Wyatt Langford crushes a pitch from LSU starter Thatcher Hurd for a two-run homer in the first inning of Monday night's Game 3 of the College World Series Championship Final.
Photo by Maddie Washburn/UAA Communications Wyatt Langford crushes a pitch from LSU starter Thatcher Hurd for a two-run homer in the first inning of Game 3 of the College World Series Championship Final.

“They’re very good for each other,” said Bryant.

Hallie, who signed with the University of South Florida out of high school, has entered the transfer portal even though she got plenty of playing time at USF.

She recently visited Mercer University and the University of North Florida, where her dad played college ball, and will be deciding in the next couple of days where she will attend.

Her dad said she will play at least one year and maybe two, and with Langford playing professional baseball, that means the long-distance relationship will continue, at least for now.

“That’s what they’ve been doing now for three years so they’ll keep doing it,” Bryant said. “That’s what plane tickets are made for.”

Hallie and Wyatt are planning to get married in December.

They will find out on Sunday where that leads them to next.
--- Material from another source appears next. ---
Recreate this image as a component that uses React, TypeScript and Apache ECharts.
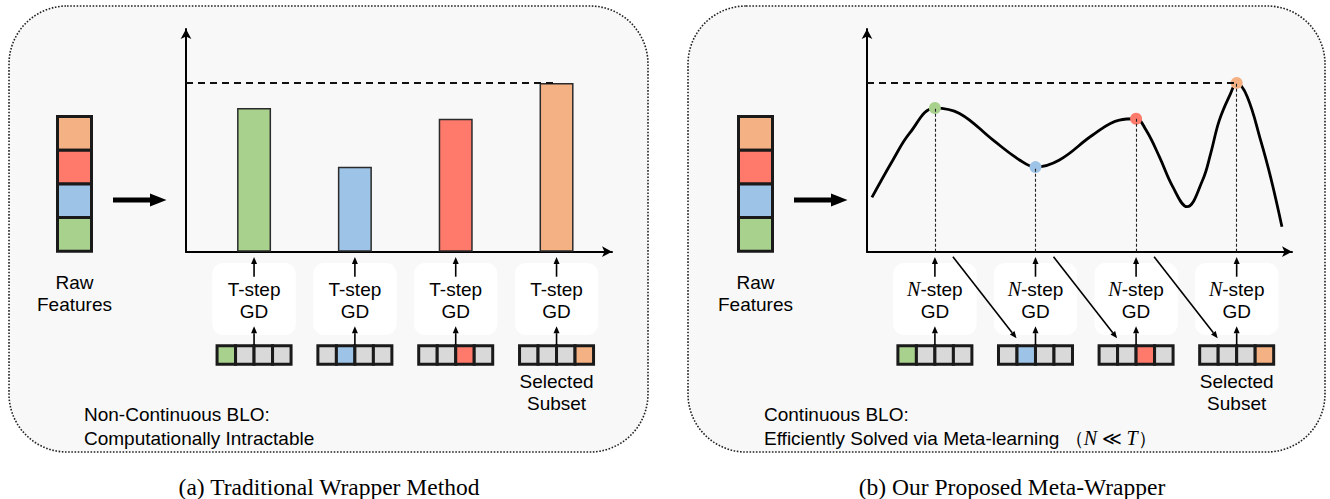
import React, { useEffect, useRef } from "react";
import * as echarts from "echarts";

// ---------- data ----------
const features = [1, 2, 3, 4];
const featureColors = ["#A9D18E", "#9DC3E6", "#FF7A6B", "#F4B183"];
const cellGrey = "#D9D9D9";
const rawOrder = [3, 2, 1, 0]; // colour index of raw feature cells, top to bottom
const wrapperScores = [0.645, 0.382, 0.597, 0.758];
const metaScores = [0.645, 0.38, 0.597, 0.758];
const bestScore = 0.758;
const curveX = [0.374, 0.583, 0.749, 1.0, 1.245, 1.576, 1.841, 2.0, 2.238, 2.569, 2.834, 3.0, 3.099, 3.231, 3.364, 3.507, 3.662, 3.742, 3.828, 3.94, 4.0, 4.105, 4.237, 4.336, 4.45];
const curveY = [0.244, 0.412, 0.532, 0.645, 0.621, 0.502, 0.412, 0.38, 0.412, 0.524, 0.591, 0.597, 0.546, 0.427, 0.292, 0.202, 0.322, 0.442, 0.591, 0.711, 0.758, 0.696, 0.502, 0.337, 0.112];
const rawLabel = "Raw\nFeatures";
const leftStepLabel = "T-step\nGD";
const rightStepLabel = "{n|N}-step\nGD";
const subsetLabel = "Selected\nSubset";
const leftNote = "Non-Continuous BLO:\nComputationally Intractable";
const rightNote = "Continuous BLO:\nEfficiently Solved via Meta-learning {s|（}{i|N}{s| ≪ }{i|T}{s|）}";
const captions = ["(a) Traditional Wrapper Method", "(b) Our Proposed Meta-Wrapper"];

const X_MIN = 0.325;
const X_MAX = 4.55;
const SANS = '"Liberation Sans", Arial, sans-serif';
const SERIF = '"Liberation Serif", "DejaVu Serif", serif';

export default function App() {
  const ref = useRef<HTMLDivElement>(null);

  useEffect(() => {
    const chart = echarts.init(ref.current as HTMLDivElement, undefined, { renderer: "svg" });

    const axisLine = {
      show: true,
      onZero: false,
      symbol: ["none", "arrow"],
      symbolSize: [8, 10],
      lineStyle: { color: "#000", width: 2 },
    };
    const mkX = (g: number) => ({
      type: "value", gridIndex: g, min: X_MIN, max: X_MAX, position: "bottom",
      axisLine, axisTick: { show: false }, axisLabel: { show: false }, splitLine: { show: false },
    });
    const mkY = (g: number) => ({
      type: "value", gridIndex: g, min: 0, max: 1, position: "left",
      axisLine, axisTick: { show: false }, axisLabel: { show: false }, splitLine: { show: false },
    });
    const dashed = { type: [7, 5], width: 2, color: "#111" };

    chart.setOption({
      animation: false,
      backgroundColor: "#fff",
      grid: [
        { left: 186, top: 29, width: 426, height: 222.7 },
        { left: 867, top: 29, width: 425, height: 222.7 },
      ],
      xAxis: [mkX(0), mkX(1)],
      yAxis: [mkY(0), mkY(1)],
      series: [
        {
          type: "bar",
          xAxisIndex: 0,
          yAxisIndex: 0,
          barWidth: 34,
          z: 2,
          data: features.map((f, i) => ({
            value: [f, wrapperScores[i]],
            itemStyle: { color: featureColors[i], borderColor: "#2b2b2b", borderWidth: 1.5 },
          })),
          markLine: {
            silent: true,
            symbol: ["none", "none"],
            label: { show: false },
            lineStyle: dashed,
            data: [[{ coord: [X_MIN, bestScore] }, { coord: [4, bestScore] }]],
          },
        },
        {
          type: "line",
          xAxisIndex: 1,
          yAxisIndex: 1,
          smooth: 0.4,
          showSymbol: false,
          z: 3,
          lineStyle: { color: "#000", width: 2.8 },
          data: curveX.map((x, i) => [x, curveY[i]]),
        },
        {
          type: "scatter",
          xAxisIndex: 1,
          yAxisIndex: 1,
          symbolSize: 12,
          z: 4,
          data: features.map((f, i) => ({
            value: [f, metaScores[i]],
            itemStyle: { color: featureColors[i], opacity: 1 },
          })),
          markLine: {
            silent: true,
            symbol: ["none", "none"],
            label: { show: false },
            data: [
              [{ coord: [X_MIN, bestScore], lineStyle: dashed }, { coord: [4, bestScore] }],
              ...features.map((f, i) => [
                { coord: [f, 0], lineStyle: { type: [3, 2], width: 1.1, color: "#222" } },
                { coord: [f, metaScores[i]] },
              ]),
            ],
          },
        },
      ],
    });

    const px = (g: number, x: number, y: number) =>
      chart.convertToPixel({ gridIndex: g } as any, [x, y]) as unknown as number[];

    const els: any[] = [];
    const arrow = (x1: number, y1: number, x2: number, y2: number) => {
      const a = Math.atan2(y2 - y1, x2 - x1);
      const hl = 7, hw = 6;
      const bx = x2 - hl * Math.cos(a), by = y2 - hl * Math.sin(a);
      const ox = (-Math.sin(a) * hw) / 2, oy = (Math.cos(a) * hw) / 2;
      els.push({ type: "line", z: 6, shape: { x1, y1, x2: bx, y2: by }, style: { stroke: "#000", lineWidth: 1.6 } });
      els.push({ type: "polygon", z: 6, shape: { points: [[x2, y2], [bx + ox, by + oy], [bx - ox, by - oy]] }, style: { fill: "#000" } });
    };
    const txt = (x: number, y: number, text: string, extra: any = {}) => {
      els.push({
        type: "text", z: 7, x, y,
        style: {
          text, fill: "#000", font: `19px ${SANS}`, align: "center", verticalAlign: "middle",
          lineHeight: 22, ...extra,
        },
      });
    };

    const panels = [
      { x: 9, y: 6, w: 639, h: 446 },
      { x: 688, y: 6, w: 637, h: 446 },
    ];
    const baseX = px(0, X_MIN, 0)[0];

    [0, 1].forEach((g) => {
      const p = panels[g];
      els.push({
        type: "rect", z: -10,
        shape: { x: p.x, y: p.y, width: p.w, height: p.h, r: 58 },
        style: { fill: "#F8F8F8", stroke: "#222", lineWidth: 1.6, lineDash: [1.6, 1.6] },
      });
      const origin = px(g, X_MIN, 0);
      const axisY = origin[1];
      const dx = origin[0] - baseX;

      // raw feature column
      rawOrder.forEach((ci, k) => {
        els.push({
          type: "rect", z: 5,
          shape: { x: 57.5 + dx, y: 116.5 + k * 33.7, width: 34, height: 33.7 },
          style: { fill: featureColors[ci], stroke: "#1a1a1a", lineWidth: 3 },
        });
      });
      // big arrow
      els.push({
        type: "polygon", z: 5,
        shape: {
          points: [[113, 197.6], [150, 197.6], [150, 193.5], [166.5, 200], [150, 206.5], [150, 202.4], [113, 202.4]].map(
            ([x, y]) => [x + dx, y]
          ),
        },
        style: { fill: "#000" },
      });
      txt(74.5 + dx, 293, rawLabel);

      const cxs = features.map((f) => px(g, f, 0)[0]);
      cxs.forEach((cx, i) => {
        els.push({
          type: "rect", z: 4,
          shape: { x: cx - 41.7, y: axisY + 11.3, width: 83.4, height: 72, r: 11 },
          style: { fill: "#FFFFFF" },
        });
        arrow(cx, axisY + 25, cx, axisY + 5.4);
        arrow(cx, axisY + 93, cx, axisY + 74.5);
        for (let k = 0; k < 4; k++) {
          els.push({
            type: "rect", z: 5,
            shape: { x: cx - 37 + k * 18.5, y: axisY + 94.1, width: 18.5, height: 18.5 },
            style: { fill: k === i ? featureColors[i] : cellGrey, stroke: "#1a1a1a", lineWidth: 3 },
          });
        }
        if (g === 0) {
          txt(cx, axisY + 48.3, leftStepLabel);
        } else {
          txt(cx, axisY + 48.3, rightStepLabel, {
            rich: { n: { font: `italic 20px ${SERIF}`, lineHeight: 22 } },
          });
        }
        if (g === 1 && i < 3) {
          arrow(cx + 18, axisY + 5, cxs[i + 1] - 19, axisY + 86.6);
        }
      });
      txt(cxs[3], axisY + 141.2, subsetLabel);

      if (g === 0) {
        txt(84, 426, leftNote, { align: "left", lineHeight: 24 });
      } else {
        txt(764, 426, rightNote, {
          align: "left",
          lineHeight: 24,
          rich: {
            s: { font: `19px ${SERIF}`, lineHeight: 24 },
            i: { font: `italic 20px ${SERIF}`, lineHeight: 24 },
          },
        });
      }
    });

    txt(329, 487, captions[0], { font: `23.5px ${SERIF}` });
    txt(1012, 487, captions[1], { font: `23.5px ${SERIF}` });

    chart.setOption({ graphic: els });

    return () => chart.dispose();
  }, []);

  return (
    <div
      ref={ref}
      style={{ position: "fixed", left: 0, top: 0, width: 1330, height: 499, background: "#fff" }}
    />
  );
}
“It’s going to be a really special event,” said Guthrie, an avid Braves fan who noted he might have to buy a new jersey since Atlanta doesn’t have one of the top five picks. “To have everybody that’s close to Wyatt, and Wyatt has been around and impacted, it’s going to be a lot of fun.

“I’m just so happy for him, proud of him. Just to see all of the work that he has put in and the stuff that really no one sees, like the late nights in the cages, late nights and early mornings in the weight room, to see all of it kind of come together, it’s really kind of awesome to see.”